In previous recessions, state-supported institutions have raised tuition between 8 percent and 10 percent annually for several years running, said Nick Johnson of the Center on Budget and Policy Priorities in Washington.
Students could see some relief at private universities, which may have less room to raise prices without losing business or looking greedy. Augustana and Princeton are among schools that have already announced their lowest tuition increases in at least 25 years.
But four in five American college students attend public schools.
Many colleges are making budget cuts, but that's hardly good news for students. It means larger classes and, in states like California, fewer admission slots in the state system.
Jim Boyle, president of the membership and advocacy group College Parents of America, said next year will be especially painful because so many families have lost college savings in the stock market, or can no longer tap home equity loans because of the real estate crash.
Donna Kopec, who lives in the Chicago suburb of Palatine, Ill., planned to use a mutual fund her parents opened for her daughter to help pay expenses at the University of Wisconsin-Madison. But that fund has lost one-third of its value, and an e-mail from the school about economic conditions left her alarmed -- particularly because she has three younger children.
"We're probably going to have to take some options off the table (for the other children) unless things change," said Kopec, who works in book publishing. "It's not easy." She hopes President-elect Barack Obama will implement campaign promises such as offering college grants in exchange for community service.
Low-income students in particular could also get help from Obama's proposed economic stimulus package, which may include measures to improve college affordability, such as increasing the amount of Pell grants.
State and college officials insist they know families are hurting.
"We're going to run into access and affordability issues, which we're already seeing hints of," said John Hayek, interim vice president of finance for Kentucky's Council on Postsecondary Education. He predicted Kentucky would hold increases below last year's figures: about 5 percent at community colleges and 7 to 10 percent at universities.
In the current academic year, the average list price for tuition and fees at four-year public colleges rose 6.4 percent to $6,585, according to the College Board.

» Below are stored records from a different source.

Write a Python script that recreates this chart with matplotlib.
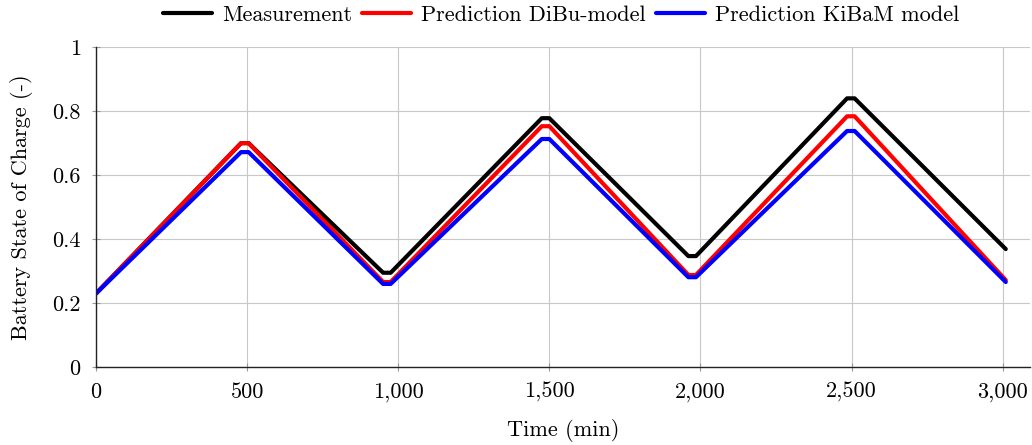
import matplotlib
matplotlib.use("Agg")
import matplotlib.pyplot as plt
from matplotlib.ticker import FuncFormatter

plt.rcParams['font.family'] = ['cmr10']
plt.rcParams['mathtext.fontset'] = 'cm'
plt.rcParams['axes.formatter.use_mathtext'] = True
plt.rcParams['font.size'] = 16

t_meas = [0, 480, 505, 950, 975, 1475, 1500, 1960, 1985, 2485, 2510, 3010]
soc_meas = [0.23, 0.70, 0.70, 0.295, 0.295, 0.778, 0.778, 0.347, 0.347, 0.84, 0.84, 0.369]

t_dibu = [0, 480, 505, 950, 975, 1475, 1500, 1960, 1985, 2485, 2510, 3010]
soc_dibu = [0.23, 0.70, 0.70, 0.266, 0.266, 0.753, 0.753, 0.288, 0.288, 0.784, 0.784, 0.272]

t_kibam = [0, 480, 505, 950, 975, 1475, 1500, 1960, 1985, 2485, 2510, 3010]
soc_kibam = [0.23, 0.672, 0.672, 0.26, 0.26, 0.713, 0.713, 0.281, 0.281, 0.738, 0.738, 0.266]

labels = ["Measurement", "Prediction DiBu-model", "Prediction KiBaM model"]
colors = ["black", "red", "blue"]

fig = plt.figure(figsize=(10.32, 4.45), dpi=100)
ax = fig.add_axes([0.093, 0.175, 0.905, 0.719])

for t, s, lab, c in zip([t_meas, t_dibu, t_kibam], [soc_meas, soc_dibu, soc_kibam], labels, colors):
    ax.plot(t, s, color=c, lw=3.0, label=lab, solid_joinstyle='round', solid_capstyle='round')

ax.set_xlim(0, 3090)
ax.set_ylim(0, 1)
ax.set_xticks([0, 500, 1000, 1500, 2000, 2500, 3000])
ax.set_yticks([0, 0.2, 0.4, 0.6, 0.8, 1.0])
ax.xaxis.set_major_formatter(FuncFormatter(lambda v, p: f"{int(v):,}"))
ax.yaxis.set_major_formatter(FuncFormatter(lambda v, p: "0" if v == 0 else ("1" if v == 1 else f"{v:.1f}")))
ax.grid(True, color='#c8c8c8', lw=0.8)
ax.set_axisbelow(True)
for sp in ['top', 'right']:
    ax.spines[sp].set_visible(False)
for sp in ['left', 'bottom']:
    ax.spines[sp].set_color('#222222')
    ax.spines[sp].set_linewidth(1.0)
ax.tick_params(direction='inout', length=6, color='#999999', width=0.8, pad=8)
ax.set_xlabel("Time (min)", labelpad=12)
ax.set_ylabel("Battery State of Charge (-)", labelpad=14)

leg = ax.legend(loc='center', bbox_to_anchor=(0.498, 1.1), ncol=3, frameon=False,
                handlelength=2.2, columnspacing=0.45, handletextpad=0.45, borderaxespad=0.0,
                borderpad=0.0)

fig.savefig("out.png", dpi=100)
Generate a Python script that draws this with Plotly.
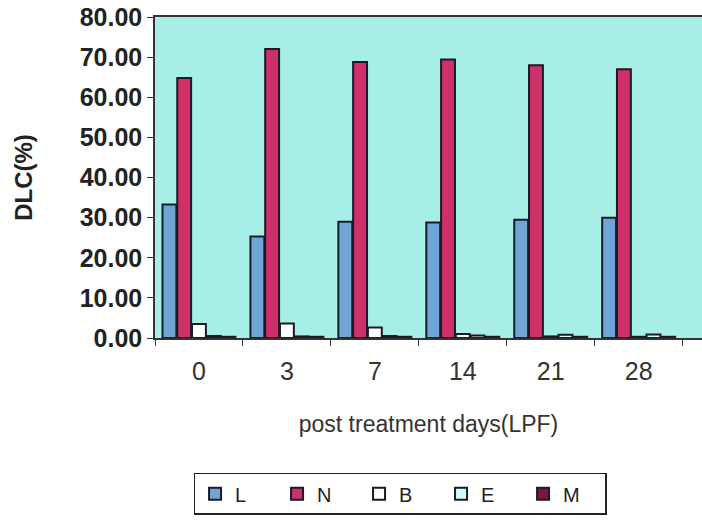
import plotly.graph_objects as go

# Post-treatment sampling days (category axis)
days = ["0", "3", "7", "14", "21", "28"]

# Differential leukocyte count (%) per cell type
lymphocytes = [33.3, 25.3, 29.0, 28.8, 29.5, 30.0]
neutrophils = [64.8, 72.0, 68.8, 69.4, 68.0, 67.0]
basophils = [3.5, 3.6, 2.6, 1.0, 0.4, 0.3]
eosinophils = [0.5, 0.4, 0.5, 0.6, 0.8, 0.9]
monocytes = [0.3, 0.3, 0.3, 0.3, 0.3, 0.3]

series = [
    ("L", lymphocytes, "#6FA6D6"),
    ("N", neutrophils, "#D0306A"),
    ("B", basophils, "#FFFFFF"),
    ("E", eosinophils, "#CCFFFB"),
    ("M", monocytes, "#7E1442"),
]

fig = go.Figure()
for name, vals, color in series:
    fig.add_trace(go.Bar(
        x=days, y=vals, name=name,
        marker=dict(color=color, line=dict(color="#1a1a2a", width=2)),
    ))

fig.update_layout(
    width=702, height=521,
    margin=dict(l=155, r=0, t=17, b=183, autoexpand=False),
    paper_bgcolor="white",
    plot_bgcolor="#A6EEE6",
    barmode="group",
    bargap=0.16,
    bargroupgap=0.06,
    font=dict(family="Liberation Sans, Arial, sans-serif", color="#222"),
    xaxis=dict(
        type="category",
        range=[-0.5, 5.72],
        showline=True, linecolor="#333", linewidth=1.5, mirror=True,
        ticks="outside", ticklen=6, tickcolor="#333",
        tickson="boundaries",
        tickfont=dict(size=25, color="#333"),
        ticklabelstandoff=10,
        showgrid=False,
        title=dict(text="post treatment days(LPF)",
                   font=dict(size=23, color="#333"), standoff=32),
    ),
    yaxis=dict(
        range=[0, 80], dtick=10, tickformat=".2f",
        showline=True, linecolor="#333", linewidth=1.5,
        ticks="outside", ticklen=6, tickcolor="#333",
        tickfont=dict(size=25, color="#222", weight="bold"),
        showgrid=False, zeroline=False,
        title=dict(text="DLC(%)", font=dict(size=24, color="#222", weight="bold"),
                   standoff=40),
    ),
    legend=dict(
        orientation="h",
        x=0.448, xanchor="center",
        y=-0.42, yanchor="top",
        bordercolor="#222", borderwidth=1.5,
        font=dict(size=20, color="#222"),
        entrywidth=37,
        itemsizing="constant",
    ),
)

fig.write_html("out.html")
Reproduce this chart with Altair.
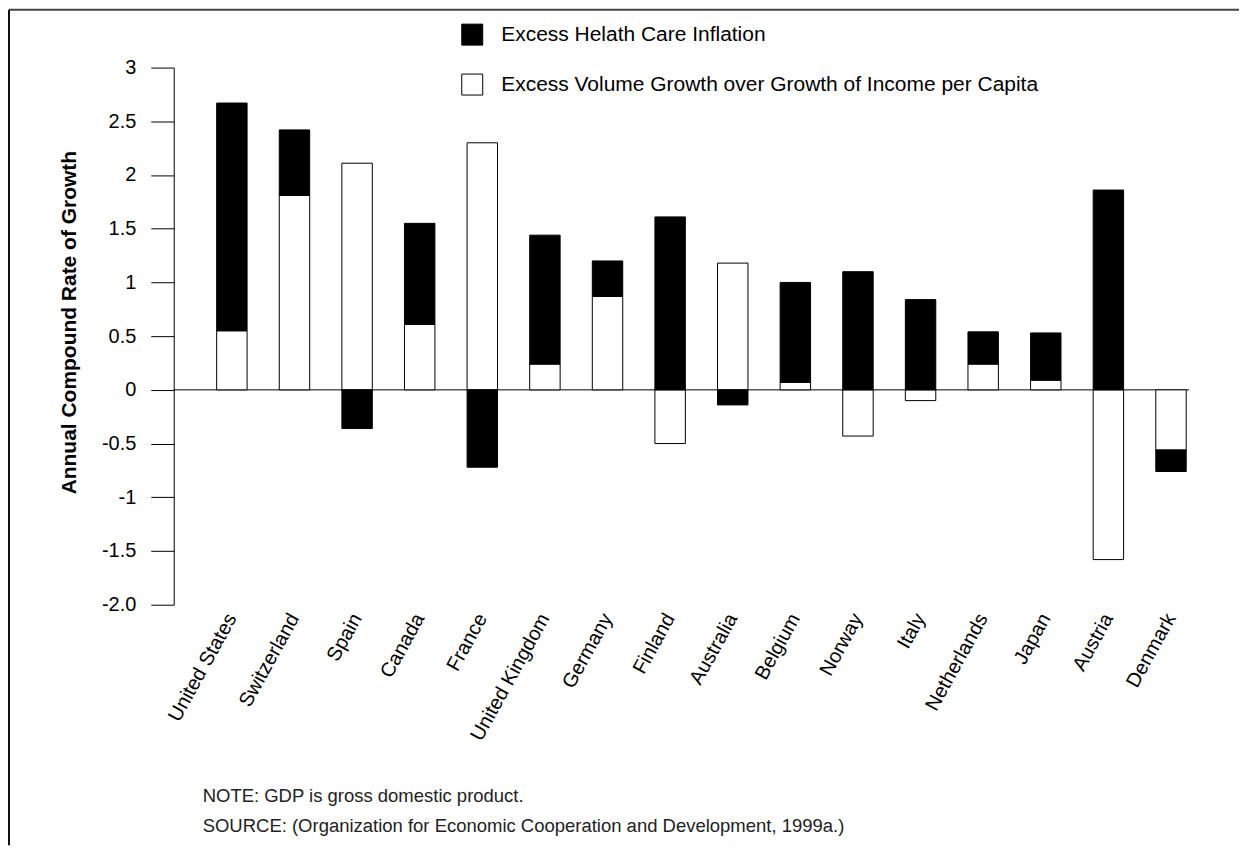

At private colleges, prices rose 5.9 percent, to $25,143, though financial aid can reduce net costs substantially -- to about $14,900 on average at private schools.
Parents are frustrated that the extra dollars paid by families to public institutions are mostly just replacing vanishing state money, rather than buying a better education, according to a new report being released Thursday by the Delta Project, a not-for-profit group studying college costs.
The report finds tuition rose 29.8 percent at public research universities from 2002 to 2006, but education and general spending per student rose just 8.4 percent.
Meanwhile, the share of college budgets going to administration and students services -- as opposed to instruction -- rose.
"Students are paying more and arguably getting less," said Jane Wellman, executive director of the Delta Project.
Brit Kirwan, chancellor of the University of Maryland system, is luckier than many of his counterparts: Maryland's public colleges have not raised tuition for three years. So the state may have more flexibility to adopt a modest tuition increase.
But Kirwan insists everyone will share in the austerity.
"We have to keep the lights on and pay health care and other benefits and utility bills, but we're not expecting to do much more than that," he said. "With what's going on in our country, there's an obligation here to make it possible for kids to go to college."